• What you need to do: Print exactly the lines from the first one down to the line containing "(0,648) rectangle (1200,675);", both ends included, with no pictures and nothing else.
-- -- --
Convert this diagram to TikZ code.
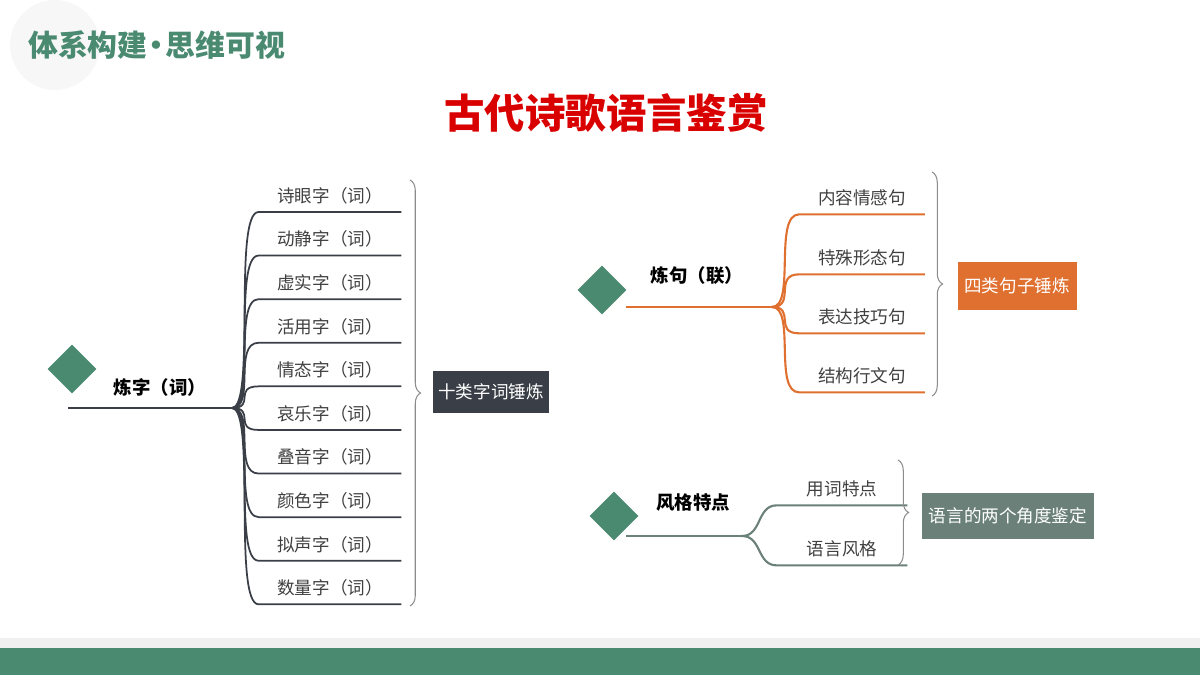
\documentclass[tikz,border=0pt]{standalone}
\usepackage{fontspec}
\setmainfont{Noto Sans CJK SC}
\usetikzlibrary{decorations.pathreplacing,shapes.geometric}
\definecolor{themegreen}{HTML}{4A8A70}
\definecolor{leafdark}{HTML}{3A3F47}
\definecolor{leaforange}{HTML}{E07030}
\definecolor{leafgray}{HTML}{6A8079}
\tikzset{
  gem/.style={diamond,fill=themegreen,minimum width=0.98cm,minimum height=0.98cm,inner sep=0},
  topic/.style={font=\fontsize{10.5}{12}\selectfont\bfseries},
  leaf/.style={font=\fontsize{10}{12}\selectfont,text=black!75,minimum height=0.64cm,inner sep=0},
  tag/.style={text=white,font=\fontsize{10}{12}\selectfont,inner sep=0,minimum height=0.86cm},
  brace/.style={decorate,decoration={brace,amplitude=6pt},draw=black!45,line width=0.6pt}
}
\begin{document}
\begin{tikzpicture}[x=0.02cm,y=-0.02cm]
\useasboundingbox (0,0) rectangle (1200,675);

\fill[black!3] (55,45) circle (45);
\node[font=\fontsize{17}{20}\selectfont\bfseries,text=themegreen,anchor=west] (head) at (22,45) {体系构建\hspace{-0.2em}•\hspace{-0.2em}思维可视};
\node[font=\fontsize{23}{26}\selectfont\bfseries,text=red!85!black] (title) at (606,113) {古代诗歌语言鉴赏};
\fill[black!6] (0,638) rectangle (1200,648);
\fill[themegreen] (0,648) rectangle (1200,675);

% left tree
\node[gem] (gemA) at (72,369) {};
\node[topic] (wordA) at (160,387) {炼字（词）};
\coordinate (startA) at (68,408);
\coordinate (forkA) at (232,408);
\draw[leafdark,line width=1pt] (startA) -- (forkA);
\foreach \t [count=\i] in {诗眼字（词）,动静字（词）,虚实字（词）,活用字（词）,情态字（词）,哀乐字（词）,叠音字（词）,颜色字（词）,拟声字（词）,数量字（词）}{
  \node[leaf,minimum width=2.84cm] (itemA\i) at (330,152+\i*43.6) {\t};
  \draw[leafdark,line width=1pt] (forkA) .. controls +(24,0) and +(-26,0) .. (itemA\i.south west) -- (itemA\i.south east);
}
\draw[brace] (410,180) -- (410,606);
\node[tag,fill=leafdark,minimum width=2.32cm] (tagA) at (491,392) {十类字词锤炼};

% right top tree
\node[gem] (gemB) at (602,290) {};
\node[topic] (wordB) at (697,276) {炼句（联）};
\coordinate (startB) at (626,307);
\coordinate (forkB) at (772,307);
\draw[leaforange,line width=1.2pt] (startB) -- (forkB);
\foreach \t/\y [count=\i] in {内容情感句/193,特殊形态句/253,表达技巧句/312,结构行文句/371}{
  \node[leaf,minimum width=2.5cm] (itemB\i) at (862,\y+5) {\t};
  \draw[leaforange,line width=1.2pt] (forkB) .. controls +(24,0) and +(-26,0) .. (itemB\i.south west) -- (itemB\i.south east);
}
\draw[brace] (932,172) -- (932,396);
\node[tag,fill=leaforange,minimum width=2.38cm,minimum height=0.96cm] (tagB) at (1017,286) {四类句子锤炼};

% right bottom tree
\node[gem] (gemC) at (614,516) {};
\node[topic] (wordC) at (693,503) {风格特点};
\coordinate (startC) at (626,536);
\coordinate (forkC) at (742,536);
\draw[leafgray,line width=1.2pt] (startC) -- (forkC);
\foreach \t/\y [count=\i] in {用词特点/489,语言风格/549}{
  \node[leaf,minimum width=2.6cm] (itemC\i) at (842,\y) {\t};
  \draw[leafgray,line width=1.2pt] (forkC) .. controls +(20,0) and +(-20,0) .. (itemC\i.south west) -- (itemC\i.south east);
}
\draw[brace] (898,460) -- (898,565);
\node[tag,fill=leafgray,minimum width=3.44cm,minimum height=0.94cm] (tagC) at (1008,516) {语言的两个角度鉴定};
\end{tikzpicture}
\end{document}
-- -- --
• Exercise answer:
Convert this diagram to TikZ code.
\documentclass[tikz,border=0pt]{standalone}
\usepackage{fontspec}
\setmainfont{Noto Sans CJK SC}
\usetikzlibrary{decorations.pathreplacing,shapes.geometric}
\definecolor{themegreen}{HTML}{4A8A70}
\definecolor{leafdark}{HTML}{3A3F47}
\definecolor{leaforange}{HTML}{E07030}
\definecolor{leafgray}{HTML}{6A8079}
\tikzset{
  gem/.style={diamond,fill=themegreen,minimum width=0.98cm,minimum height=0.98cm,inner sep=0},
  topic/.style={font=\fontsize{10.5}{12}\selectfont\bfseries},
  leaf/.style={font=\fontsize{10}{12}\selectfont,text=black!75,minimum height=0.64cm,inner sep=0},
  tag/.style={text=white,font=\fontsize{10}{12}\selectfont,inner sep=0,minimum height=0.86cm},
  brace/.style={decorate,decoration={brace,amplitude=6pt},draw=black!45,line width=0.6pt}
}
\begin{document}
\begin{tikzpicture}[x=0.02cm,y=-0.02cm]
\useasboundingbox (0,0) rectangle (1200,675);

\fill[black!3] (55,45) circle (45);
\node[font=\fontsize{17}{20}\selectfont\bfseries,text=themegreen,anchor=west] (head) at (22,45) {体系构建\hspace{-0.2em}•\hspace{-0.2em}思维可视};
\node[font=\fontsize{23}{26}\selectfont\bfseries,text=red!85!black] (title) at (606,113) {古代诗歌语言鉴赏};
\fill[black!6] (0,638) rectangle (1200,648);
\fill[themegreen] (0,648) rectangle (1200,675);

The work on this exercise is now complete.